**Goal**
Reproduce the whole listing, character for character.

** Start **

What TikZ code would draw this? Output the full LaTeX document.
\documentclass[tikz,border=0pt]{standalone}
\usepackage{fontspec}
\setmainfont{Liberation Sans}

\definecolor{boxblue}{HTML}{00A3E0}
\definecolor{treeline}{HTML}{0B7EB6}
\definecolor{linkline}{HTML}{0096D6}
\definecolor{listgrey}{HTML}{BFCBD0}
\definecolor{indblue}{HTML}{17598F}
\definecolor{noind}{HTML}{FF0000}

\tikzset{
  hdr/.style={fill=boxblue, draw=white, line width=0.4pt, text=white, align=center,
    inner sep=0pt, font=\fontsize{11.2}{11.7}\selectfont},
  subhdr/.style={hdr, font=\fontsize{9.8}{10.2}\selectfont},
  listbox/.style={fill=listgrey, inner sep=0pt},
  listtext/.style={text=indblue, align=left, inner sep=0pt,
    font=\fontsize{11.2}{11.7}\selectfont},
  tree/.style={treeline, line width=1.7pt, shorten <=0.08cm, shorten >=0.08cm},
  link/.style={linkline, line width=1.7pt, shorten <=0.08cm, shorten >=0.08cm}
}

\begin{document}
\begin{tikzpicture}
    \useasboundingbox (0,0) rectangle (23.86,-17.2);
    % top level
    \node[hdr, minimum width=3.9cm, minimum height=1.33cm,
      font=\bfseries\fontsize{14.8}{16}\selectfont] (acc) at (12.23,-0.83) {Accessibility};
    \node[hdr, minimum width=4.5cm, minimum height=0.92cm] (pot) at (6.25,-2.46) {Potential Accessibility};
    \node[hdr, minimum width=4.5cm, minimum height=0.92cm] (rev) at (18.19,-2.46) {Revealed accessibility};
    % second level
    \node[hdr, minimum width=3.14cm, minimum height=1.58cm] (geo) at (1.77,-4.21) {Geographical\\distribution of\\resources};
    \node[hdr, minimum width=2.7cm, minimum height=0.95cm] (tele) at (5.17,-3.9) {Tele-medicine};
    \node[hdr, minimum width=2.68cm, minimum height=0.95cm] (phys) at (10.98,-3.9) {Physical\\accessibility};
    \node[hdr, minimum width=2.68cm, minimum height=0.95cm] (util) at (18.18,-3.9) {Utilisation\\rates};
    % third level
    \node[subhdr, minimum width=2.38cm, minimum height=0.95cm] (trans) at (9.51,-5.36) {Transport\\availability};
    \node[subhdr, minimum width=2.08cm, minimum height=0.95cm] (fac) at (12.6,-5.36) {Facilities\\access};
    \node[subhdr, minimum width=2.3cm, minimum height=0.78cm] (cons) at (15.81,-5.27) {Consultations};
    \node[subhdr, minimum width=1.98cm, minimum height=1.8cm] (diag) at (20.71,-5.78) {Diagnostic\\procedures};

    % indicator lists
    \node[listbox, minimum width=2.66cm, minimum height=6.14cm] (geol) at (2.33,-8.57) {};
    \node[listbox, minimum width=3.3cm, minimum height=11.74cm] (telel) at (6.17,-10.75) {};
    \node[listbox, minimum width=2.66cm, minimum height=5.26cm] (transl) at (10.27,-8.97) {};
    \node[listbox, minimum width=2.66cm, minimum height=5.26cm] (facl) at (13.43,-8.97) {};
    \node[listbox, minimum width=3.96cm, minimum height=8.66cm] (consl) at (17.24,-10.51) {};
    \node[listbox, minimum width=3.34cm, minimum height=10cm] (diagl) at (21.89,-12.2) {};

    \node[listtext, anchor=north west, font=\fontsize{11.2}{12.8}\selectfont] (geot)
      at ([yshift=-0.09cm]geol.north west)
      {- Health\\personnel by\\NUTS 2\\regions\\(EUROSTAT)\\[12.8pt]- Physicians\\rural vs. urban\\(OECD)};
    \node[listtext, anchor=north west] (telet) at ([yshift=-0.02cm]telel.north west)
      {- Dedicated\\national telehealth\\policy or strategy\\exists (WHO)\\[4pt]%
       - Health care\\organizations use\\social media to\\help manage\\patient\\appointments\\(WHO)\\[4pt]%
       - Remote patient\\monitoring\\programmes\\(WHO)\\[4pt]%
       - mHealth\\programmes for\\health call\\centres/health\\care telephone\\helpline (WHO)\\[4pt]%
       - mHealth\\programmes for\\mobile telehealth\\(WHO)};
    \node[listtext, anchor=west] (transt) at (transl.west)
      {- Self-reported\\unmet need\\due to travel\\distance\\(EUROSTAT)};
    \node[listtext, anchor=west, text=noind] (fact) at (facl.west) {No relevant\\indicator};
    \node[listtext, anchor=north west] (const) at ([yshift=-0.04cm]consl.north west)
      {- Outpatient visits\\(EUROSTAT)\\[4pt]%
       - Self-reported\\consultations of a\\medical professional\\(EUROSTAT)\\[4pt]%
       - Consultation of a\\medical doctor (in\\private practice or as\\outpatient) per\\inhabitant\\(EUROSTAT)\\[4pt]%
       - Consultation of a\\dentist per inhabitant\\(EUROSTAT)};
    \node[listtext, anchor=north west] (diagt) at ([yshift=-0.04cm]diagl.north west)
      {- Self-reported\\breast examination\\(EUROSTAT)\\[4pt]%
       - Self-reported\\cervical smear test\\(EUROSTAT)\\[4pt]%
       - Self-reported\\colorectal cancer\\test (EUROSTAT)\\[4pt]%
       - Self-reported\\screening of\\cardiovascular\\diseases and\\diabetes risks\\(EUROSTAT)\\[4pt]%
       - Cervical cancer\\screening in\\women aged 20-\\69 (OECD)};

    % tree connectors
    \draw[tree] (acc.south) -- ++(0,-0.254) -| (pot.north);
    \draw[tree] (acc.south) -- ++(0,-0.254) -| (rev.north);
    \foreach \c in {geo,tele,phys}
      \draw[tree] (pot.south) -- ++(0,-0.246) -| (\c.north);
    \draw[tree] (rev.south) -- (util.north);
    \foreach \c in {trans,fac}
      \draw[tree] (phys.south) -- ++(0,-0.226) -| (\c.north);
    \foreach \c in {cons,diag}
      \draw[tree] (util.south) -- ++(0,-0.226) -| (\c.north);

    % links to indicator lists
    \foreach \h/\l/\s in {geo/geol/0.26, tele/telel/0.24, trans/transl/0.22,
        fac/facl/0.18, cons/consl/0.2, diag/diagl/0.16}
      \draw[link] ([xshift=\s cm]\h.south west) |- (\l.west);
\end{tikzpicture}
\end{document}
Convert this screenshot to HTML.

** End **

**Task response**
What TikZ code would draw this? Output the full LaTeX document.
\documentclass[tikz,border=0pt]{standalone}
\usepackage{fontspec}
\setmainfont{Liberation Sans}

\definecolor{boxblue}{HTML}{00A3E0}
\definecolor{treeline}{HTML}{0B7EB6}
\definecolor{linkline}{HTML}{0096D6}
\definecolor{listgrey}{HTML}{BFCBD0}
\definecolor{indblue}{HTML}{17598F}
\definecolor{noind}{HTML}{FF0000}

\tikzset{
  hdr/.style={fill=boxblue, draw=white, line width=0.4pt, text=white, align=center,
    inner sep=0pt, font=\fontsize{11.2}{11.7}\selectfont},
  subhdr/.style={hdr, font=\fontsize{9.8}{10.2}\selectfont},
  listbox/.style={fill=listgrey, inner sep=0pt},
  listtext/.style={text=indblue, align=left, inner sep=0pt,
    font=\fontsize{11.2}{11.7}\selectfont},
  tree/.style={treeline, line width=1.7pt, shorten <=0.08cm, shorten >=0.08cm},
  link/.style={linkline, line width=1.7pt, shorten <=0.08cm, shorten >=0.08cm}
}

\begin{document}
\begin{tikzpicture}
    \useasboundingbox (0,0) rectangle (23.86,-17.2);
    % top level
    \node[hdr, minimum width=3.9cm, minimum height=1.33cm,
      font=\bfseries\fontsize{14.8}{16}\selectfont] (acc) at (12.23,-0.83) {Accessibility};
    \node[hdr, minimum width=4.5cm, minimum height=0.92cm] (pot) at (6.25,-2.46) {Potential Accessibility};
    \node[hdr, minimum width=4.5cm, minimum height=0.92cm] (rev) at (18.19,-2.46) {Revealed accessibility};
    % second level
    \node[hdr, minimum width=3.14cm, minimum height=1.58cm] (geo) at (1.77,-4.21) {Geographical\\distribution of\\resources};
    \node[hdr, minimum width=2.7cm, minimum height=0.95cm] (tele) at (5.17,-3.9) {Tele-medicine};
    \node[hdr, minimum width=2.68cm, minimum height=0.95cm] (phys) at (10.98,-3.9) {Physical\\accessibility};
    \node[hdr, minimum width=2.68cm, minimum height=0.95cm] (util) at (18.18,-3.9) {Utilisation\\rates};
    % third level
    \node[subhdr, minimum width=2.38cm, minimum height=0.95cm] (trans) at (9.51,-5.36) {Transport\\availability};
    \node[subhdr, minimum width=2.08cm, minimum height=0.95cm] (fac) at (12.6,-5.36) {Facilities\\access};
    \node[subhdr, minimum width=2.3cm, minimum height=0.78cm] (cons) at (15.81,-5.27) {Consultations};
    \node[subhdr, minimum width=1.98cm, minimum height=1.8cm] (diag) at (20.71,-5.78) {Diagnostic\\procedures};

    % indicator lists
    \node[listbox, minimum width=2.66cm, minimum height=6.14cm] (geol) at (2.33,-8.57) {};
    \node[listbox, minimum width=3.3cm, minimum height=11.74cm] (telel) at (6.17,-10.75) {};
    \node[listbox, minimum width=2.66cm, minimum height=5.26cm] (transl) at (10.27,-8.97) {};
    \node[listbox, minimum width=2.66cm, minimum height=5.26cm] (facl) at (13.43,-8.97) {};
    \node[listbox, minimum width=3.96cm, minimum height=8.66cm] (consl) at (17.24,-10.51) {};
    \node[listbox, minimum width=3.34cm, minimum height=10cm] (diagl) at (21.89,-12.2) {};

    \node[listtext, anchor=north west, font=\fontsize{11.2}{12.8}\selectfont] (geot)
      at ([yshift=-0.09cm]geol.north west)
      {- Health\\personnel by\\NUTS 2\\regions\\(EUROSTAT)\\[12.8pt]- Physicians\\rural vs. urban\\(OECD)};
    \node[listtext, anchor=north west] (telet) at ([yshift=-0.02cm]telel.north west)
      {- Dedicated\\national telehealth\\policy or strategy\\exists (WHO)\\[4pt]%
       - Health care\\organizations use\\social media to\\help manage\\patient\\appointments\\(WHO)\\[4pt]%
       - Remote patient\\monitoring\\programmes\\(WHO)\\[4pt]%
       - mHealth\\programmes for\\health call\\centres/health\\care telephone\\helpline (WHO)\\[4pt]%
       - mHealth\\programmes for\\mobile telehealth\\(WHO)};
    \node[listtext, anchor=west] (transt) at (transl.west)
      {- Self-reported\\unmet need\\due to travel\\distance\\(EUROSTAT)};
    \node[listtext, anchor=west, text=noind] (fact) at (facl.west) {No relevant\\indicator};
    \node[listtext, anchor=north west] (const) at ([yshift=-0.04cm]consl.north west)
      {- Outpatient visits\\(EUROSTAT)\\[4pt]%
       - Self-reported\\consultations of a\\medical professional\\(EUROSTAT)\\[4pt]%
       - Consultation of a\\medical doctor (in\\private practice or as\\outpatient) per\\inhabitant\\(EUROSTAT)\\[4pt]%
       - Consultation of a\\dentist per inhabitant\\(EUROSTAT)};
    \node[listtext, anchor=north west] (diagt) at ([yshift=-0.04cm]diagl.north west)
      {- Self-reported\\breast examination\\(EUROSTAT)\\[4pt]%
       - Self-reported\\cervical smear test\\(EUROSTAT)\\[4pt]%
       - Self-reported\\colorectal cancer\\test (EUROSTAT)\\[4pt]%
       - Self-reported\\screening of\\cardiovascular\\diseases and\\diabetes risks\\(EUROSTAT)\\[4pt]%
       - Cervical cancer\\screening in\\women aged 20-\\69 (OECD)};

    % tree connectors
    \draw[tree] (acc.south) -- ++(0,-0.254) -| (pot.north);
    \draw[tree] (acc.south) -- ++(0,-0.254) -| (rev.north);
    \foreach \c in {geo,tele,phys}
      \draw[tree] (pot.south) -- ++(0,-0.246) -| (\c.north);
    \draw[tree] (rev.south) -- (util.north);
    \foreach \c in {trans,fac}
      \draw[tree] (phys.south) -- ++(0,-0.226) -| (\c.north);
    \foreach \c in {cons,diag}
      \draw[tree] (util.south) -- ++(0,-0.226) -| (\c.north);

    % links to indicator lists
    \foreach \h/\l/\s in {geo/geol/0.26, tele/telel/0.24, trans/transl/0.22,
        fac/facl/0.18, cons/consl/0.2, diag/diagl/0.16}
      \draw[link] ([xshift=\s cm]\h.south west) |- (\l.west);
\end{tikzpicture}
\end{document}
Convert this screenshot to HTML.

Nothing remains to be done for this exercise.